--- Start GIVEN MATERIAL ---
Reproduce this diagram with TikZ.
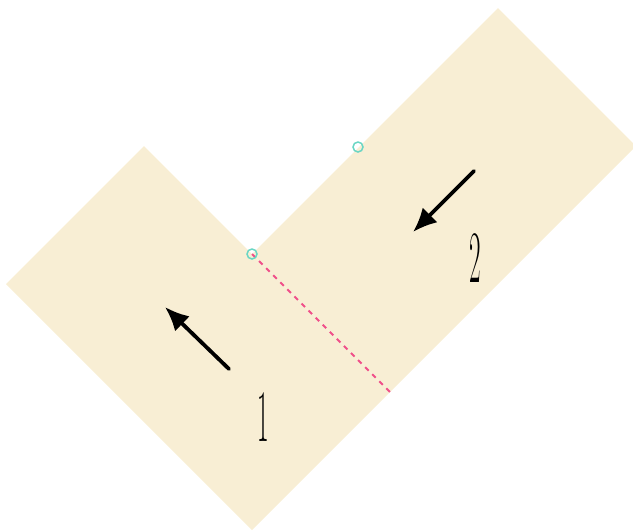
\documentclass[tikz,border=0pt]{standalone}
\usepackage{tikz}
\usetikzlibrary{arrows.meta,positioning,calc}
\definecolor{paperFill}{RGB}{248,238,212}
\definecolor{foldLine}{RGB}{240,80,138}
\definecolor{pinMark}{RGB}{106,214,196}
\tikzset{
    paper/.style={fill=paperFill, draw=none},
    % fold line and pins
    foldStyle/.style={draw=foldLine, line width=2pt, dash pattern=on 5pt off 5pt},
    pinStyle/.style={circle, draw=pinMark, line width=1.5pt, fill=none, minimum size=10pt, inner sep=0pt},
    % Arrows
    moveArrow/.style={-{Latex[length=24pt,width=21pt]}, line width=3.8pt, line cap=round, draw=black},
    partLabel/.style={font=\fontsize{74}{74}\selectfont, xscale=0.34, inner sep=0pt}
}
\begin{document}
\begin{tikzpicture}[x=1pt,y=-1pt]
\useasboundingbox (0,0) rectangle (633,531);
% the two sheets
\fill[paper] (390,392) -- (144,146) -- (6,284) -- (252,530) -- cycle;
\fill[paper] (252,254) -- (498,8) -- (636,146) -- (390,392) -- cycle;
\coordinate (foldTop) at (252,254);
\coordinate (foldEnd) at (390,392);
\draw[foldStyle] (foldTop) -- (foldEnd);
\node[pinStyle] (pinA) at (foldTop) {};
\node[pinStyle] (pinB) at (358,147) {};
% motion
\coordinate (tailA) at (229,369);
\coordinate (tipA) at (165,307);
\coordinate (tailB) at (474,171);
\coordinate (tipB) at (413,232);
\draw[moveArrow] (tailA) -- (tipA);
\draw[moveArrow] (tailB) -- (tipB);
\node[partLabel] (labA) at (263,417) {1};
\node[partLabel] (labB) at (475,258) {2};
\end{tikzpicture}
\end{document}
--- End GIVEN MATERIAL ---
Repeat the data in full and exactly. Omit pictures.

Reproduce this diagram with TikZ.
\documentclass[tikz,border=0pt]{standalone}
\usepackage{tikz}
\usetikzlibrary{arrows.meta,positioning,calc}
\definecolor{paperFill}{RGB}{248,238,212}
\definecolor{foldLine}{RGB}{240,80,138}
\definecolor{pinMark}{RGB}{106,214,196}
\tikzset{
    paper/.style={fill=paperFill, draw=none},
    % fold line and pins
    foldStyle/.style={draw=foldLine, line width=2pt, dash pattern=on 5pt off 5pt},
    pinStyle/.style={circle, draw=pinMark, line width=1.5pt, fill=none, minimum size=10pt, inner sep=0pt},
    % Arrows
    moveArrow/.style={-{Latex[length=24pt,width=21pt]}, line width=3.8pt, line cap=round, draw=black},
    partLabel/.style={font=\fontsize{74}{74}\selectfont, xscale=0.34, inner sep=0pt}
}
\begin{document}
\begin{tikzpicture}[x=1pt,y=-1pt]
\useasboundingbox (0,0) rectangle (633,531);
% the two sheets
\fill[paper] (390,392) -- (144,146) -- (6,284) -- (252,530) -- cycle;
\fill[paper] (252,254) -- (498,8) -- (636,146) -- (390,392) -- cycle;
\coordinate (foldTop) at (252,254);
\coordinate (foldEnd) at (390,392);
\draw[foldStyle] (foldTop) -- (foldEnd);
\node[pinStyle] (pinA) at (foldTop) {};
\node[pinStyle] (pinB) at (358,147) {};
% motion
\coordinate (tailA) at (229,369);
\coordinate (tipA) at (165,307);
\coordinate (tailB) at (474,171);
\coordinate (tipB) at (413,232);
\draw[moveArrow] (tailA) -- (tipA);
\draw[moveArrow] (tailB) -- (tipB);
\node[partLabel] (labA) at (263,417) {1};
\node[partLabel] (labB) at (475,258) {2};
\end{tikzpicture}
\end{document}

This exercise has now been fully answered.